◆ WHAT THE TASK ASKS:
Starting with the first line of the data below, copy each line up to and including the one containing "from matplotlib.patches import Rectangle". Pictures stay out.

[START DATASET EXCERPT]

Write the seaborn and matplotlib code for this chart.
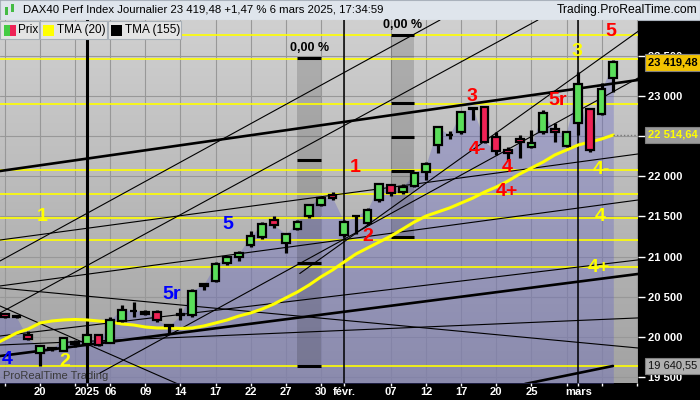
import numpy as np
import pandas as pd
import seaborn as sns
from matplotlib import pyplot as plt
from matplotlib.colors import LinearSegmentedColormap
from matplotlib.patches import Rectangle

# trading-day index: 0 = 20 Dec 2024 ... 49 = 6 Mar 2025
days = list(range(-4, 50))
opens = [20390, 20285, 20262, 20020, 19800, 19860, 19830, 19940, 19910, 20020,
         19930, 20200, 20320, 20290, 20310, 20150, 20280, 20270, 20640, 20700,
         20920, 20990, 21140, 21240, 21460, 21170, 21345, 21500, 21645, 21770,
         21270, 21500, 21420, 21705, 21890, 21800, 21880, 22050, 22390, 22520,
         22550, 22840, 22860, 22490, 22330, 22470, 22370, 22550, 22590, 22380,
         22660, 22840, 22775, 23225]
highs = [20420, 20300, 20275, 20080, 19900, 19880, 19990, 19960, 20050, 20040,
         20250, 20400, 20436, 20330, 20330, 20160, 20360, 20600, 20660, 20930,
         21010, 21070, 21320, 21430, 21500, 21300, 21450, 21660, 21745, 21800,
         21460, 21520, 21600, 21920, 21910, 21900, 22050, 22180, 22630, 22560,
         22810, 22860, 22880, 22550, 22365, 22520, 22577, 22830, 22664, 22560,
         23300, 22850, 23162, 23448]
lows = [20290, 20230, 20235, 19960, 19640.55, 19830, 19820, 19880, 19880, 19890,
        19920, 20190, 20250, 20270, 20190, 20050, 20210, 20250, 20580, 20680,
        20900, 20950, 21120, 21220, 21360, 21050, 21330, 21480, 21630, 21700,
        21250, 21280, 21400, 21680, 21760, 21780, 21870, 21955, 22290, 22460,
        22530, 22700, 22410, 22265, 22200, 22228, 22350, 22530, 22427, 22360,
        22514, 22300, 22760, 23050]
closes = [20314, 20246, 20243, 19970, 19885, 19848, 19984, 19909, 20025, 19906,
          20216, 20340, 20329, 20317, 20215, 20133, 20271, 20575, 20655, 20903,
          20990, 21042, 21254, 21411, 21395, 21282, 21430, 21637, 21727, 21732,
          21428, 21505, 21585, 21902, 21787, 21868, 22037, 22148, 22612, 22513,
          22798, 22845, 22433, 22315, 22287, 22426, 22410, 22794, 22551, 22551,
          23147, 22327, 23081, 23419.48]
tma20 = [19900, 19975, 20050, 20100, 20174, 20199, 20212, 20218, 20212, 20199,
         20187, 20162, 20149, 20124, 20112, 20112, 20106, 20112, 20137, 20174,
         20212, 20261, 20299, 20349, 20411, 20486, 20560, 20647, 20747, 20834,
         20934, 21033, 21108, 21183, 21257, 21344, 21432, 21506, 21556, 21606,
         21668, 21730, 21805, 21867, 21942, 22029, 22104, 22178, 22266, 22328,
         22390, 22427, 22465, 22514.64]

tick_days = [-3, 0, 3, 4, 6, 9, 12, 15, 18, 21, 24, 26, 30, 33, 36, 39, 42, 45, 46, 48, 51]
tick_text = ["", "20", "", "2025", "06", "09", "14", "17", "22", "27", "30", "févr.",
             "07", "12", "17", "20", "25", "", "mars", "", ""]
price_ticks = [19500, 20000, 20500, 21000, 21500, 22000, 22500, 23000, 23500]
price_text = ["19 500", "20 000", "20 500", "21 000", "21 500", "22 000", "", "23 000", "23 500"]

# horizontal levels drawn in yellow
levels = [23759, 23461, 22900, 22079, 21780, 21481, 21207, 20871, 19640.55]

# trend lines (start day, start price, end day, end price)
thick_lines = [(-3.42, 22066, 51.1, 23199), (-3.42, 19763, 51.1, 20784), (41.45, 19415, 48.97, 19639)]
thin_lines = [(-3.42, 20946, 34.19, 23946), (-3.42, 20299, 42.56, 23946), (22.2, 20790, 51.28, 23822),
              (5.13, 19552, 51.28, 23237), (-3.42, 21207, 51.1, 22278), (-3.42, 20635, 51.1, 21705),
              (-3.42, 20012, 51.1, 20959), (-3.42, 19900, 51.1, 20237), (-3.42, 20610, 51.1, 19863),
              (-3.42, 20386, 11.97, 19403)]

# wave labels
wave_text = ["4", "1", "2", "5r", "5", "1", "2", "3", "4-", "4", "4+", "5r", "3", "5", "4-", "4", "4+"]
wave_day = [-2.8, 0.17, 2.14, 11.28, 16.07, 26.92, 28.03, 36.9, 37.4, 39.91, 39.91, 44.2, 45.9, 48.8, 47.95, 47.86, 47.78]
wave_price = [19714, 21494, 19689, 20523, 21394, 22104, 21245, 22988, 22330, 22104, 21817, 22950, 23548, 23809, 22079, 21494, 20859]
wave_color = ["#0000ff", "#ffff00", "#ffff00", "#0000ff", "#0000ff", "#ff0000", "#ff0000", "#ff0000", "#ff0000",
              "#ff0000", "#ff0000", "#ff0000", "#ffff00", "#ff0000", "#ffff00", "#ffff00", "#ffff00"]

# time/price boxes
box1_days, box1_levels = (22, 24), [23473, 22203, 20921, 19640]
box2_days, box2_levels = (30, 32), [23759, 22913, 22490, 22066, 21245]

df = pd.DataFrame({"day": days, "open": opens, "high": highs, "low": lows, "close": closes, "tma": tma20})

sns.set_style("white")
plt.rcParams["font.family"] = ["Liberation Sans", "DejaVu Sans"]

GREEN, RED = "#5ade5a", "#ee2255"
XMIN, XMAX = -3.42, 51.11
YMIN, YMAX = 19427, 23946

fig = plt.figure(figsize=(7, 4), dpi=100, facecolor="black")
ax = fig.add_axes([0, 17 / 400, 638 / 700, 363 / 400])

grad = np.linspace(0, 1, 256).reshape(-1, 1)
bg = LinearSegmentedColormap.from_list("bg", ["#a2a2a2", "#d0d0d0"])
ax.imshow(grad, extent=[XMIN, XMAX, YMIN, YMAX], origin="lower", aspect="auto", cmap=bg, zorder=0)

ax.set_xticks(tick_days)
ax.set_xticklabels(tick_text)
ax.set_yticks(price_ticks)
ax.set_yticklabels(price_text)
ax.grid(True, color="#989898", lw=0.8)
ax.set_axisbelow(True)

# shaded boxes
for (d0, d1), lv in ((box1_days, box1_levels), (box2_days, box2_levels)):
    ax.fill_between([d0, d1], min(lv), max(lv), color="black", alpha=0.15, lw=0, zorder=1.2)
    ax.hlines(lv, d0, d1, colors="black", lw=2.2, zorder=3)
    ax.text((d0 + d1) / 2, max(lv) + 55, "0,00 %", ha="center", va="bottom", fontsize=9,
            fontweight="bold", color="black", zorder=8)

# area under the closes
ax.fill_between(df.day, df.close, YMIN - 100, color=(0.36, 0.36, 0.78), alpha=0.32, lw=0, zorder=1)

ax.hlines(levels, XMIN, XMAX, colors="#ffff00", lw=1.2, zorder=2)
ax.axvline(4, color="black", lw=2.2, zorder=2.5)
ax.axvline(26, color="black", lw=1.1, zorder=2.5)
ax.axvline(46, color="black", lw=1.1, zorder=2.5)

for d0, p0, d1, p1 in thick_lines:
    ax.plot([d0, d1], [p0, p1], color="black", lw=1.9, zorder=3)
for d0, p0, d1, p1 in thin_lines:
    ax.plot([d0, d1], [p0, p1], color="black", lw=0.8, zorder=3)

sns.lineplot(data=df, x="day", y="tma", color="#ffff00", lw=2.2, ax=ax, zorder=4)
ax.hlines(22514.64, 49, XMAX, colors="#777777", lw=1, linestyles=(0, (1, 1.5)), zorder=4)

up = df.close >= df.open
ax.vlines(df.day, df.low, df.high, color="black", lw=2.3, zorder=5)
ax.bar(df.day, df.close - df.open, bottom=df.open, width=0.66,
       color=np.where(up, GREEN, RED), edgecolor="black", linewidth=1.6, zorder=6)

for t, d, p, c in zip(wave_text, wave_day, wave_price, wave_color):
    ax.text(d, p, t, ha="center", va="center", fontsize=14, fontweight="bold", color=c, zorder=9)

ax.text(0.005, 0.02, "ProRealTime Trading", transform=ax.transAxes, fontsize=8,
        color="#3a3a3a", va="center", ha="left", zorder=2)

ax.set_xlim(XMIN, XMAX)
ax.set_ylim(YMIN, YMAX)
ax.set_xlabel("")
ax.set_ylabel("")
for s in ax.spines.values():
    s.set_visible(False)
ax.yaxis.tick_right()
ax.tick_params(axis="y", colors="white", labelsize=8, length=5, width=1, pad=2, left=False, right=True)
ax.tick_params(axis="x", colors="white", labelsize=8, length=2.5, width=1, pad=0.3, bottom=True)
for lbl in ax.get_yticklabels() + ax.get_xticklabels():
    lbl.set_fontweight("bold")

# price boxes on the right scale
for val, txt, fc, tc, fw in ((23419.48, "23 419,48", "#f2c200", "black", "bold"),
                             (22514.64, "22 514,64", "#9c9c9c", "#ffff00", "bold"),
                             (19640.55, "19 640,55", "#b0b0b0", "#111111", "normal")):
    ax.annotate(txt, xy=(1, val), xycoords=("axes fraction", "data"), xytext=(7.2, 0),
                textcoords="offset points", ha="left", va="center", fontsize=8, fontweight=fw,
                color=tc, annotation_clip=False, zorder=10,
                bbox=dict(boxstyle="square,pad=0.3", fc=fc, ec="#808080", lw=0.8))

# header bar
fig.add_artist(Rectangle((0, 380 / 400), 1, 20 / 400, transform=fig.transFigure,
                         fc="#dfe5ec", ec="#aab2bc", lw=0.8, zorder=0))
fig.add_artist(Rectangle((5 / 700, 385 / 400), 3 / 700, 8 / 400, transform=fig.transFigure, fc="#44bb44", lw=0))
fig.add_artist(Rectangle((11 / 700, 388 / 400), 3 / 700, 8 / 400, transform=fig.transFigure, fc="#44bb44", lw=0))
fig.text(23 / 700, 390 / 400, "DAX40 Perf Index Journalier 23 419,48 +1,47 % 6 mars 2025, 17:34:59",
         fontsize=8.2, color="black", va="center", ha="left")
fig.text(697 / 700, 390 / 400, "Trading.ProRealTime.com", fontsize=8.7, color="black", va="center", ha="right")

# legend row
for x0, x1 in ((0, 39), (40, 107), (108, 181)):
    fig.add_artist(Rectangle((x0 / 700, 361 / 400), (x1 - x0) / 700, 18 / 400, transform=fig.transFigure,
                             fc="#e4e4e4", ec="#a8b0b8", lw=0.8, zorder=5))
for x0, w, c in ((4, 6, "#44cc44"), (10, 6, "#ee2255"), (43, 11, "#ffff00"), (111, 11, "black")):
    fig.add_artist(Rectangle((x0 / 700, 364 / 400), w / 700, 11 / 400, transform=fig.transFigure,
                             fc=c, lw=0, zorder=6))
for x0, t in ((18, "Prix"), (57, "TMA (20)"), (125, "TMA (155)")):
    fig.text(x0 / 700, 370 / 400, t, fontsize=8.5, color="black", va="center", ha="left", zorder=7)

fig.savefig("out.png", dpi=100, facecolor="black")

[END DATASET EXCERPT]

◆ ANSWER TO THE PROBLEM:
Write the seaborn and matplotlib code for this chart.
import numpy as np
import pandas as pd
import seaborn as sns
from matplotlib import pyplot as plt
from matplotlib.colors import LinearSegmentedColormap
from matplotlib.patches import Rectangle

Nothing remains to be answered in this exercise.